Proses komunikasi dengan pihak Kominfo menghasilkan kesepakatan. Pihak Kominfo membuatkan desa website dengan hosting resmi “desa.id”. Kelima desa dampingan Rahmat, akhirnya memiliki website. Desa Pulau Gadang adalah desa yang paling awal menerima dan berhasil mengembangkan portal resminya dengan alamat hosting https://pulaugadang.desa.id/. Namun, karena pihak Kominfo tidak memberikan akun atau hak otonomi kepada desa untuk mengelola sendiri website yang telah dibuatkan dengan alasan akun milik negara, akhirnya dengan bantuan pihak ketiga, Pemerintah Desa Koto Mesjid membangun website desa berbasis hosting “.com”, https://kotomesjid.com/. Karenanya saat ini desa ini memiliki dua alamat website.

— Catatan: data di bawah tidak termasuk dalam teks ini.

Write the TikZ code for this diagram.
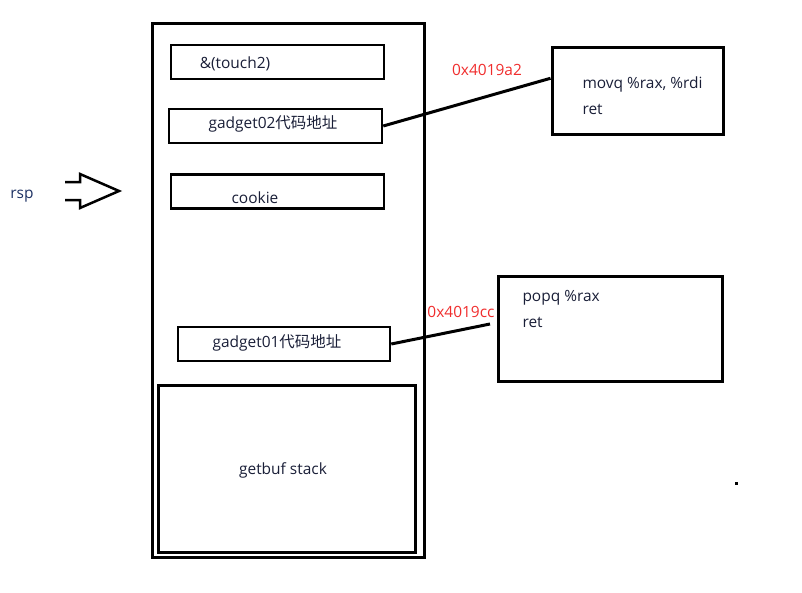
\documentclass[tikz,border=0pt]{standalone}
\usepackage{fontspec}
\setmainfont{Open Sans}
\newfontfamily\cjk{Noto Sans CJK SC}
\usetikzlibrary{positioning}
\newlength\pxu
\setlength\pxu{0.025cm}
\definecolor{addrred}{RGB}{240,45,45}
\definecolor{txtcol}{RGB}{25,30,55}
\definecolor{rspblue}{RGB}{30,50,100}

\begin{document}
\begin{tikzpicture}[x=1\pxu, y=-1\pxu, line width=3\pxu, inner sep=0pt, text=txtcol, font=\fontsize{11}{13}\selectfont]
	\tikzstyle{slot}=[draw, rectangle, line width=2.5\pxu, minimum width=213\pxu, minimum height=34\pxu]
	\tikzstyle{gadget}=[draw, rectangle, line width=3\pxu]
	\tikzstyle{code}=[anchor=west, align=left, font=\fontsize{11}{18.4}\selectfont]
	\tikzstyle{addr}=[text=addrred]
	\useasboundingbox (0,0) rectangle (802,592);

	%PILA
	\node[draw, minimum width=272\pxu, minimum height=534\pxu]	(stack)	at (288,290)	{};
	\node[slot]					(touch)		at (277.5,62)	{};
	\node[slot]					(g02)		at (275.5,126)	{};
	\node[slot]					(cookie)	at (277.5,191.5)	{};
	\node[slot, minimum width=212\pxu]		(g01)		at (284,344)	{};
	\node[draw, minimum width=257\pxu, minimum height=167\pxu]	(getbuf)	at (286.5,468.5)	{};

	%TEXTOS
	\node						(ttouch)	at (235,64)	{\&(touch2)};
	\node						(tg02)		at (273,124)	{gadget02{\cjk 代码地址}};
	\node						(tcookie)	at (255,198)	{cookie};
	\node						(tg01)		at (277,343)	{gadget01{\cjk 代码地址}};
	\node						(tgetbuf)	at (283,470)	{getbuf stack};

	%GADGETS
	\node[gadget, minimum width=171\pxu, minimum height=87\pxu]	(movq)	at (637.5,90.5)	{};
	\node[gadget, minimum width=224\pxu, minimum height=105\pxu]	(popq)	at (610,328.5)	{};
	\node[code]					(tmovq)		at (581,96)	{movq \%rax, \%rdi\\ret};
	\node[code]					(tpopq)		at (521,309)	{popq \%rax\\ret};

	%DIRECCIONES
	\node[addr]					(a02)		at (487,70)	{0x4019a2};
	\node[addr]					(a01)		at (461,312)	{0x4019cc};
	\coordinate					(g01end)	at (490,324);
	\draw (g02.east) -- (movq.172);
	\draw (g01.east) -- (g01end);

	%RSP
	\node[text=rspblue]				(rsp)		at (22,196)	{rsp};
	\draw[line width=2.5\pxu] (65,182) -- (80,182) -- (80,174) -- (119,191) -- (80,208) -- (80,200) -- (65,200);
	\fill (734.5,481.5) rectangle (737.5,484.5);
\end{tikzpicture}
\end{document}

Desa Koto Mesjid, Kec. Kecamatan XIII Koto Kampar, Kab. Kampar
Desa Koto Masjid dulunya adalah sebuah satuan komunitas masyarakat adat Melayu yang mendiami sebuah kawasan di pinggiran Sungai Kampar. Setelah bertahun-tahun hidup di lokasi tersebut, pada tahun 1992, harus pindah karena pemerintah menetapkan area desa tersebut akan dibangun menjadi waduk. Waduk tersebut digunakan sebagai pusat pembangkit tenaga air (PLTA). Secara wilayah administratif, Desa Koto Mesjid sebelumnya adalah bagian dari Desa Koto Panjang, pada tahun 1999, Koto Mesjid kemudian memisahkan diri dan berdiri menjadi desa mandiri dengan nama Desa Koto Mesjid.

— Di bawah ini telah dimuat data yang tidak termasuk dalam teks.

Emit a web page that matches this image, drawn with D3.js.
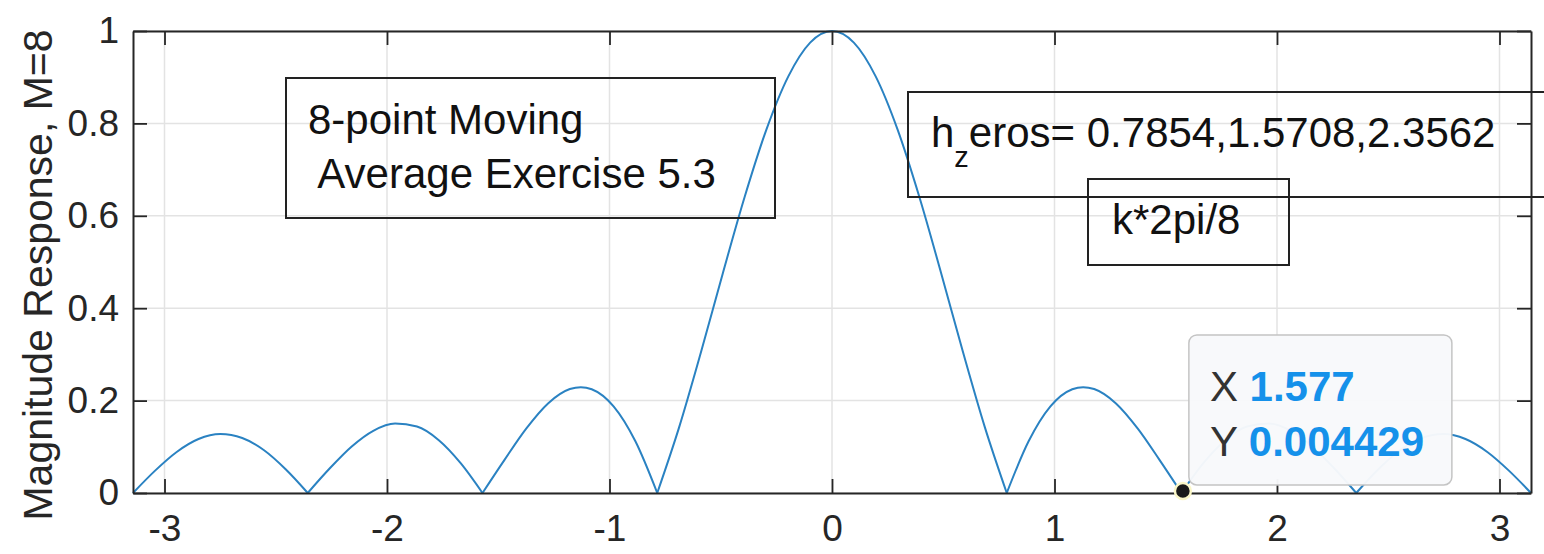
<!DOCTYPE html>
<html>
<head>
<meta charset="utf-8">
<script src="https://cdn.jsdelivr.net/npm/d3@7"></script>
<style>
  body { margin: 0; background: #fff; }
  svg { display: block; font-family: "Liberation Sans", Arial, Helvetica, sans-serif; }
</style>
</head>
<body>
<div id="chart"></div>
<script>
// frequency (rad/sample) and magnitude of the 8-point moving average
var freq = [-3.1416, -3.0434, -2.9452, -2.8471, -2.7489, -2.6507, -2.5525, -2.4544, -2.3562,
  -2.2580, -2.1598, -2.0617, -1.9635, -1.8653, -1.7671, -1.6690, -1.5708,
  -1.4726, -1.3744, -1.2763, -1.1781, -1.1290, -1.0799, -0.9817, -0.8836, -0.7854,
  -0.6872, -0.5890, -0.4909, -0.3927, -0.2945, -0.1963, -0.0982, 0,
  0.0982, 0.1963, 0.2945, 0.3927, 0.4909, 0.5890, 0.6872,
  0.7854, 0.8836, 0.9817, 1.0799, 1.1290, 1.1781, 1.2763, 1.3744, 1.4726,
  1.5708, 1.6690, 1.7671, 1.8653, 1.9635, 2.0617, 2.1598, 2.2580,
  2.3562, 2.4544, 2.5525, 2.6507, 2.7489, 2.8471, 2.9452, 3.0434, 3.1416];
var mag = [0, 0.0479, 0.0888, 0.1168, 0.1275, 0.1191, 0.0924, 0.0508, 0,
  0.0529, 0.1002, 0.1346, 0.1503, 0.1438, 0.1143, 0.0646, 0,
  0.0712, 0.1393, 0.1939, 0.2250, 0.2291, 0.2246, 0.1875, 0.1119, 0,
  0.1420, 0.3045, 0.4753, 0.6407, 0.7871, 0.9018, 0.9749, 1,
  0.9749, 0.9018, 0.7871, 0.6407, 0.4753, 0.3045, 0.1420,
  0, 0.1119, 0.1875, 0.2246, 0.2291, 0.2250, 0.1939, 0.1393, 0.0712,
  0, 0.0646, 0.1143, 0.1438, 0.1503, 0.1346, 0.1002, 0.0529,
  0, 0.0508, 0.0924, 0.1191, 0.1275, 0.1168, 0.0888, 0.0479, 0];

var xTicks = [-3, -2, -1, 0, 1, 2, 3];
var yTicks = [0, 0.2, 0.4, 0.6, 0.8, 1];
var yLabel = "Magnitude Response, M=8";

// datatip
var tipX = 1.577;
var tipY = 0.004429;

var noteLines = ["8-point Moving", " Average Exercise 5.3"];
var zerosNote = { base: "h", sub: "z", rest: "eros= 0.7854,1.5708,2.3562" };
var kNote = "k*2pi/8";

var W = 1544, H = 554;
var margin = { top: 31, right: 13, bottom: 61, left: 133 };

var svg = d3.select("#chart").append("svg")
  .attr("width", W)
  .attr("height", H)
  .style("overflow", "hidden");

var x = d3.scaleLinear().domain(d3.extent(freq)).range([margin.left, W - margin.right]);
var y = d3.scaleLinear().domain([0, 1]).range([H - margin.bottom, margin.top]);

var axisColor = "#262626";
var tickLen = 14;

// grid
svg.append("g").selectAll("line.gx").data(xTicks).enter().append("line")
  .attr("x1", function(d) { return x(d); }).attr("x2", function(d) { return x(d); })
  .attr("y1", y(0)).attr("y2", y(1))
  .attr("stroke", "#e3e3e3").attr("stroke-width", 1.5);
svg.append("g").selectAll("line.gy").data(yTicks).enter().append("line")
  .attr("x1", x.range()[0]).attr("x2", x.range()[1])
  .attr("y1", function(d) { return y(d); }).attr("y2", function(d) { return y(d); })
  .attr("stroke", "#e3e3e3").attr("stroke-width", 1.5);

// split the curve at its nulls so the V shapes stay sharp
var pts = freq.map(function(f, i) { return [f, mag[i]]; });
var segs = [], cur = [];
pts.forEach(function(p, i) {
  cur.push(p);
  if (p[1] === 0 && cur.length > 1) { segs.push(cur); cur = [p]; }
});
if (cur.length > 1) segs.push(cur);

var line = d3.line()
  .x(function(d) { return x(d[0]); })
  .y(function(d) { return y(d[1]); })
  .curve(d3.curveMonotoneX);

svg.append("g").selectAll("path").data(segs).enter().append("path")
  .attr("d", line)
  .attr("fill", "none")
  .attr("stroke", "#2a82c2")
  .attr("stroke-width", 2);

// axes, MATLAB style: box on, ticks pointing in
function styleAxis(g) {
  g.selectAll(".domain").attr("stroke", axisColor).attr("stroke-width", 2);
  g.selectAll(".tick line").attr("stroke", axisColor).attr("stroke-width", 1.8);
  g.selectAll("text").attr("fill", axisColor).style("font-size", "37px");
}

svg.append("g")
  .attr("transform", "translate(0," + y(0) + ")")
  .call(d3.axisBottom(x).tickValues(xTicks).tickFormat(d3.format("d"))
    .tickSizeInner(-tickLen).tickSizeOuter(0).tickPadding(22))
  .call(styleAxis)
  .selectAll("text").text(function(d) { return d < 0 ? "-" + Math.abs(d) : d; });

svg.append("g")
  .attr("transform", "translate(0," + y(1) + ")")
  .call(d3.axisTop(x).tickValues(xTicks).tickFormat("")
    .tickSizeInner(-tickLen).tickSizeOuter(0))
  .call(styleAxis);

svg.append("g")
  .attr("transform", "translate(" + x.range()[0] + ",0)")
  .call(d3.axisLeft(y).tickValues(yTicks).tickFormat(function(d) { return d3.format("")(+d.toFixed(1)); })
    .tickSizeInner(-tickLen).tickSizeOuter(0).tickPadding(14))
  .call(styleAxis);

svg.append("g")
  .attr("transform", "translate(" + x.range()[1] + ",0)")
  .call(d3.axisRight(y).tickValues(yTicks).tickFormat("")
    .tickSizeInner(-tickLen).tickSizeOuter(0))
  .call(styleAxis);

// y label
svg.append("text")
  .attr("transform", "translate(52," + 275 + ") rotate(-90)")
  .attr("text-anchor", "middle")
  .attr("fill", axisColor)
  .style("font-size", "41px")
  .text(yLabel);

// annotation boxes
var boxStroke = "#222";
var box1 = svg.append("g");
box1.append("rect").attr("x", 286).attr("y", 78).attr("width", 489).attr("height", 140)
  .attr("fill", "none").attr("stroke", boxStroke).attr("stroke-width", 2);
box1.append("text")
  .attr("fill", "#111").style("font-size", "42px").attr("xml:space", "preserve")
  .selectAll("tspan").data(noteLines).enter().append("tspan")
  .attr("x", 308)
  .attr("y", function(d, i) { return 134 + i * 54; })
  .text(function(d) { return d; });

var box2 = svg.append("g");
box2.append("rect").attr("x", 908).attr("y", 92).attr("width", 700).attr("height", 105)
  .attr("fill", "none").attr("stroke", boxStroke).attr("stroke-width", 2);
var zt = box2.append("text").attr("x", 931).attr("y", 147)
  .attr("fill", "#111").style("font-size", "42px");
zt.append("tspan").text(zerosNote.base);
zt.append("tspan").attr("dy", 20).style("font-size", "29px").text(zerosNote.sub);
zt.append("tspan").attr("dy", -20).text(zerosNote.rest);

var box3 = svg.append("g");
box3.append("rect").attr("x", 1088).attr("y", 179).attr("width", 201).attr("height", 86)
  .attr("fill", "none").attr("stroke", boxStroke).attr("stroke-width", 2);
box3.append("text").attr("x", 1112).attr("y", 234)
  .attr("fill", "#111").style("font-size", "42px").text(kNote);

// datatip
var mx = x(tipX), my = y(tipY);
var tip = svg.append("g");
tip.append("rect")
  .attr("x", mx + 6).attr("y", my - 156)
  .attr("width", 263).attr("height", 150)
  .attr("rx", 8).attr("ry", 8)
  .attr("fill", "#f8f9fb").attr("fill-opacity", 0.97)
  .attr("stroke", "#c4c4c4").attr("stroke-width", 1.5);
var rows = [["X", d3.format(".3f")(tipX)], ["Y", String(tipY)]];
var rt = tip.selectAll("text.row").data(rows).enter().append("text")
  .attr("x", mx + 27)
  .attr("y", function(d, i) { return my - 90 + i * 55; })
  .style("font-size", "42px");
rt.append("tspan").attr("fill", "#333").text(function(d) { return d[0] + " "; });
rt.append("tspan").attr("fill", "#1591ea").attr("font-weight", "bold").text(function(d) { return d[1]; });

tip.append("circle")
  .attr("cx", mx).attr("cy", my).attr("r", 8)
  .attr("fill", "#1a1a1a")
  .attr("stroke", "#fbf7c8").attr("stroke-width", 2.5);
</script>
</body>
</html>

Sebagai masyarakat pinggiran sungai, kehidupan dan penghidupan masyarakat Desa Koto Mesjid lekat dengan tradisi hidup masyarakat aliran sungai. Misalnya mereka terbiasa mencari ikan di sungai untuk menjamin ketersediaan lauk-pauk dan makanan bergizi. Di awal-awal kehidupan barunya, mayarakat sempat mengalami kebimbangan karena harus beradaptasi dengan ruang alam desa yang praktis sangat berbeda dengan wilayah sebelumnya. Kalau di lokasi sebelumnya, mereka mudah berjumpa dengan sungai ataupun kolam-kolam ikan, sehingga masyarakat dengan mudah mencari ikan ataupun membudidayakan ikan air tawar disela-sela pemukiman penduduk. Di lokasi yang baru, masyarakat mendapati kondisi geografis alam yang tidak bersungai. Karenanya, mereka khawatir tidak dapat berbudi daya ikan. Jika ini terjadi, secara otomatis, maka sumber gizi dan pendapatan keluarga tidak terjamin.

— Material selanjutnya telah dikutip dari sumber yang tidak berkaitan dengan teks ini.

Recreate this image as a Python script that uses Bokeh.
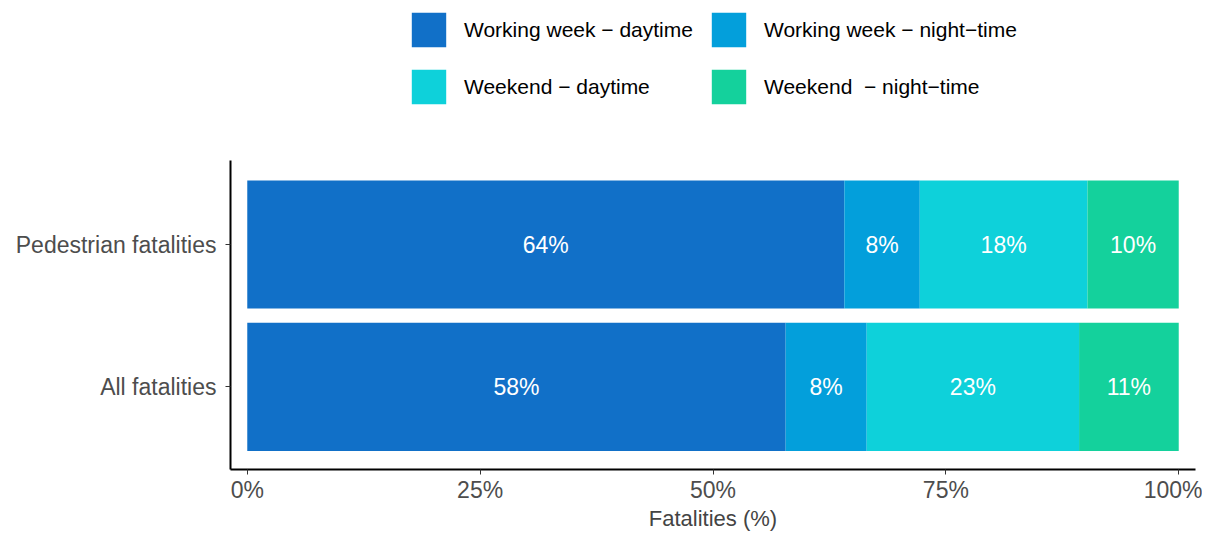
from bokeh.plotting import figure
from bokeh.layouts import column
from bokeh.models import ColumnDataSource, Legend, FixedTicker
from bokeh.core.properties import value
from bokeh.embed import file_html
from bokeh.resources import INLINE
import numpy as np

groups = ["All fatalities", "Pedestrian fatalities"]
series = ["Working week \u2212 daytime", "Working week \u2212 night\u2212time",
          "Weekend \u2212 daytime", "Weekend  \u2212 night\u2212time"]
colors = ["#1170c8", "#039fdb", "#0ed1da", "#14d19c"]
# shares per series, order: All, Pedestrian
values = [[57.8, 64.1], [8.7, 8.1], [22.8, 18.0], [10.7, 9.8]]
labels = [["58%", "64%"], ["8%", "8%"], ["23%", "18%"], ["11%", "10%"]]

FONT = "Liberation Sans"

# main chart
p = figure(width=1202, height=388, output_backend="svg", toolbar_location=None,
           x_range=(-1.8, 101.8), y_range=(0.42, 2.59),
           min_border_left=230, min_border_right=7, min_border_top=15,
           min_border_bottom=50)

ypos = np.array([1, 2])
left = np.zeros(2)
for c, v, lab in zip(colors, values, labels):
    v = np.array(v)
    src = ColumnDataSource(dict(y=ypos, left=left, right=left + v,
                                mid=left + v / 2, lab=lab))
    p.hbar(y="y", left="left", right="right", height=0.9, color=c,
           line_color=None, source=src)
    p.text(x="mid", y="y", text="lab", source=src, text_color="white",
           text_align="center", text_baseline="middle", text_font_size="23px",
           text_font=value(FONT))
    left = left + v

p.xaxis.ticker = FixedTicker(ticks=[0, 25, 50, 75, 100])
p.xaxis.major_label_overrides = {0: "0%", 25: "25%", 50: "50%", 75: "75%", 100: "100%"}
p.yaxis.ticker = FixedTicker(ticks=[1, 2])
p.yaxis.major_label_overrides = {1: groups[0], 2: groups[1]}
p.xaxis.axis_label = "Fatalities (%)"
for ax in (p.xaxis, p.yaxis):
    ax.axis_line_width = 2
    ax.axis_line_color = "black"
    ax.major_tick_in = 0
    ax.major_tick_out = 5
    ax.major_tick_line_color = "#333333"
    ax.minor_tick_line_color = None
    ax.major_label_text_font_size = "23px"
    ax.major_label_text_color = "#4d4d4d"
    ax.major_label_text_font = FONT
p.yaxis.major_label_standoff = 9
p.xaxis.major_label_standoff = 2
p.xaxis.axis_label_text_font_size = "22px"
p.xaxis.axis_label_text_font_style = "normal"
p.xaxis.axis_label_text_font = FONT
p.xaxis.axis_label_standoff = 0
p.grid.visible = False
p.outline_line_color = None

# legend strip
lg = figure(width=1202, height=145, output_backend="svg", toolbar_location=None,
            x_range=(0, 1), y_range=(0, 1), min_border=0)
lg.axis.visible = False
lg.grid.visible = False
lg.outline_line_color = None
rs = [lg.rect(x=[-5], y=[-5], width=1, height=1, color=c, line_color=None)
      for c in colors]
order = [0, 2, 1, 3]
legend = Legend(items=[(series[i], [rs[i]]) for i in order], ncols=2,
                location=(177, 37), glyph_width=43, glyph_height=43,
                label_standoff=14, spacing=14, label_text_font_size="21px",
                label_text_font=FONT, label_text_color="black",
                border_line_color=None, background_fill_alpha=0, padding=0,
                margin=0)
lg.add_layout(legend)

layout = column(lg, p, spacing=0)
open("out.html", "w").write(file_html(layout, INLINE))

Ternyata, setelah hidup sekian waktu dan proses pembelajaran yang terus berjalan masyarakat dapat memahami struktur geografis dan tanah desa. Desa Koto Mesjid yang masih berada di sekitaran waduk PLTA Koto Panjang, ternyata sifat tanahnya dapat menyimpan air yang meresap dari waduk. Akhirnya, perlahan, hari ke hari, bulan ke bulan masyarakat berhasil mengembangkan budi daya ikan patin dengan membangun kolam-kolam ikan di sekitar rumah dan pemukiman penduduk. Dapat dipastikan, setipa rumah di Desa Koto Mesjid memiliki empang atau kolam ikan. Dalam perkebangannya, desa Koto Mesjid berhasil mengembangkan budidaya ikan patin ini menjadi core business masyarakat. Artinya, patin dan produk turunannya yang saat ini mencapai 20an produk turunan, telah menjadi produk unggulan desa yang pemasarannya mampu menembus pasar internasional misalnya ke Malaysia dan Singapura.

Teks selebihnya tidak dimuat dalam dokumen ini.